Use of the conductivity test to estimate soybean seed emergence and resistance to infection by Fusarium oxysporum in the southern United States

P.D. MeintsA, L.E. TrevathanB, and F.W. MaideniC

A Assistant Professor Plant and Soil Sciences, Mississippi State University, Mississippi State, MS 39762, USA.

B Professor Department of Entomology and Plant Pathology, Mississippi State University, Mississippi State, MS 39762, USA.

C Chitedze Research Station, Lilongwe, Malawi.

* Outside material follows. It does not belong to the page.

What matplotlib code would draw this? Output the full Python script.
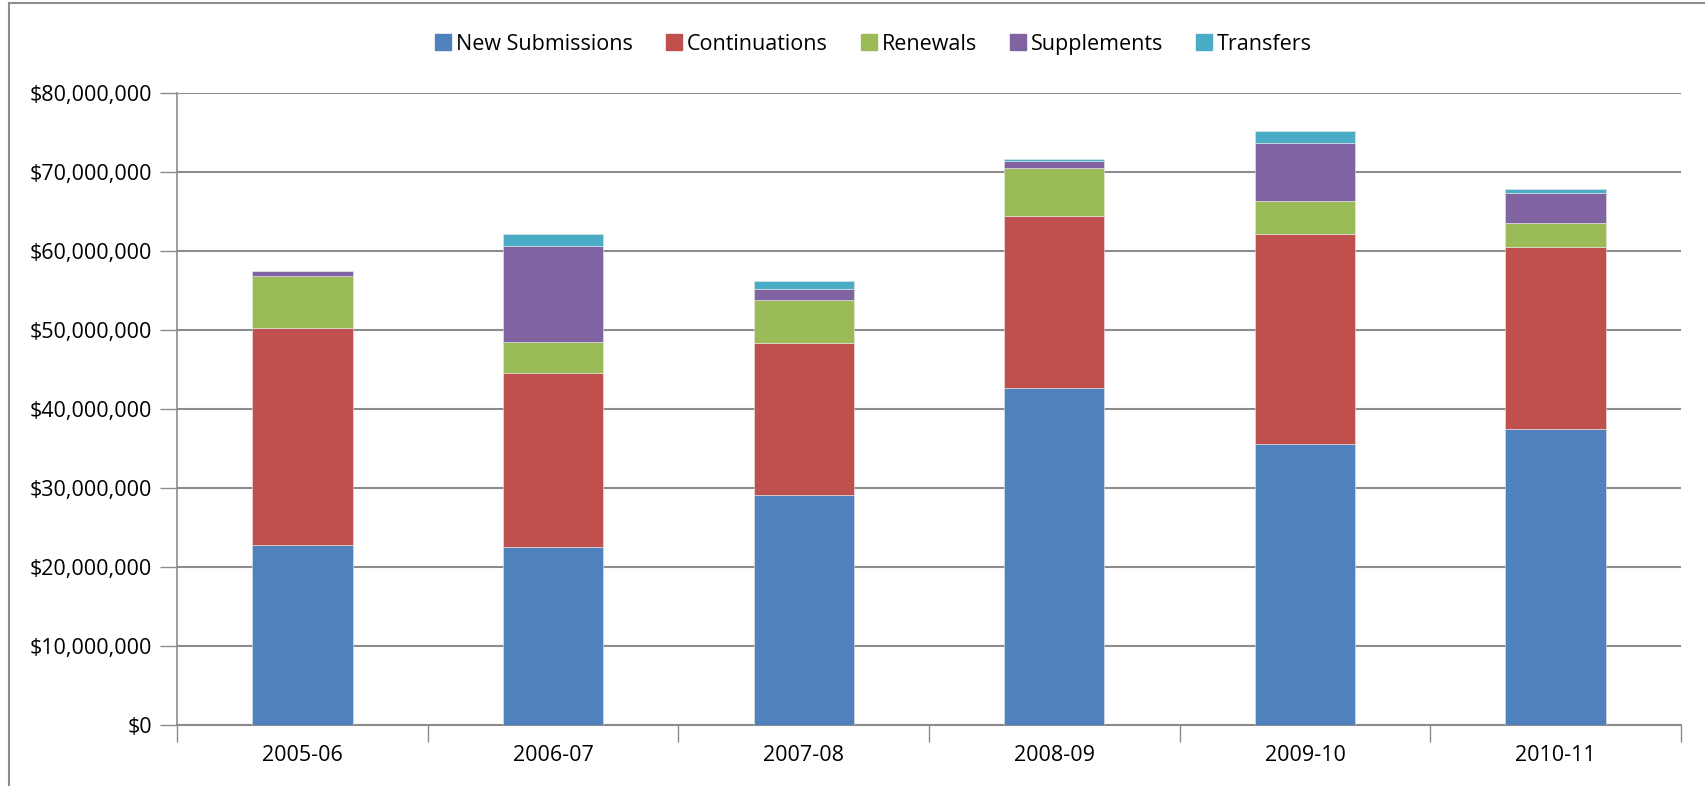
import numpy as np
import matplotlib.pyplot as plt
from matplotlib.ticker import FuncFormatter, FixedLocator
from matplotlib.lines import Line2D

plt.rcParams['font.family'] = ['Open Sans', 'DejaVu Sans']

years = ["2005-06", "2006-07", "2007-08", "2008-09", "2009-10", "2010-11"]
# values in dollars
new_sub = [22.8e6, 22.5e6, 29.1e6, 42.7e6, 35.6e6, 37.5e6]
contin = [27.5e6, 22.1e6, 19.25e6, 21.8e6, 26.6e6, 23.0e6]
renewals = [6.5e6, 3.95e6, 5.5e6, 6.0e6, 4.2e6, 3.1e6]
supplements = [0.65e6, 12.1e6, 1.35e6, 0.9e6, 7.3e6, 3.8e6]
transfers = [0.1e6, 1.5e6, 1.05e6, 0.25e6, 1.5e6, 0.5e6]

names = ["New Submissions", "Continuations", "Renewals", "Supplements", "Transfers"]
colors = ["#4F81BD", "#C0504D", "#9BBB59", "#8064A2", "#4BACC6"]
series = [new_sub, contin, renewals, supplements, transfers]

fig = plt.figure(figsize=(17.06, 7.86), dpi=100)
ax = fig.add_axes([0.1038, 0.0781, 0.8815, 0.803])

x = np.arange(len(years))
bottom = np.zeros(len(years))
for vals, c, n in zip(series, colors, names):
    vals = np.array(vals)
    ax.bar(x, vals, 0.4, bottom=bottom, color=c, edgecolor="#e8e8e8",
           linewidth=0.4, label=n, zorder=3)
    bottom += vals

ax.set_xlim(-0.5, len(years) - 0.5)
ax.set_ylim(0, 80e6)
ax.yaxis.set_major_locator(FixedLocator(np.arange(0, 80e6 + 1, 10e6)))
ax.yaxis.set_major_formatter(FuncFormatter(lambda v, p: "${:,.0f}".format(v)))
ax.grid(axis="y", color="#8c8c8c", linewidth=1.5, zorder=0)

# category boundary ticks on x axis
ax.set_xticks(np.arange(-0.5, len(years)), minor=False)
ax.set_xticklabels([])
ax.set_xticks(x, minor=True)
ax.set_xticklabels(years, minor=True)
ax.tick_params(axis="x", which="major", length=12, color="#8c8c8c", width=1)
ax.tick_params(axis="x", which="minor", length=0, pad=15, labelsize=15.5)
ax.tick_params(axis="y", length=12, color="#8c8c8c", width=1, labelsize=15.5, pad=6)

for s in ["top", "right"]:
    ax.spines[s].set_visible(False)
ax.spines["left"].set_color("#8c8c8c")
ax.spines["bottom"].set_color("#8c8c8c")
ax.spines["left"].set_linewidth(1.2)
ax.spines["bottom"].set_linewidth(1.5)

handles = [Line2D([0], [0], marker="s", linestyle="none", markersize=12,
                  markerfacecolor=c, markeredgecolor=c) for c in colors]
fig.legend(handles, names, loc="center", bbox_to_anchor=(0.5125, 0.944), ncol=5,
           frameon=False, fontsize=15.5, handlelength=0.6, handletextpad=0.3,
           columnspacing=1.6)

# chart area border (left and top)
fig.add_artist(Line2D([0.0055, 0.0055], [0, 0.996], color="#8c8c8c", linewidth=1.5))
fig.add_artist(Line2D([0.0055, 1], [0.996, 0.996], color="#8c8c8c", linewidth=1.5))

fig.savefig("out.png", dpi=100)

This study was designed to evaluate the conductivity test as a tool to predict soybean susceptibility to Fusarium oxysporum and the effectiveness of a single fungicide seed treatment for arresting disease symptoms. The effects of cultivar, seed storage, and seed treatment on soybean emergence in inoculated media under controlled environmental conditions were investigated, as well as emergence in field soils. Fungicide treatments significantly improved emergence in controlled environment studies compared to an untreated control. Seedling emergence in infested medium in a controlled environment, or cool saturated field soil, was significantly negatively correlated (-0.92 - -0.97) with conductivity. Based on this correlation, it was concluded that the conductivity test could be developed as a tool to estimate soybean seed susceptibility to invasion by F. oxysporum.


Plant Protection Quarterly (2002) 17 (2) 64-66.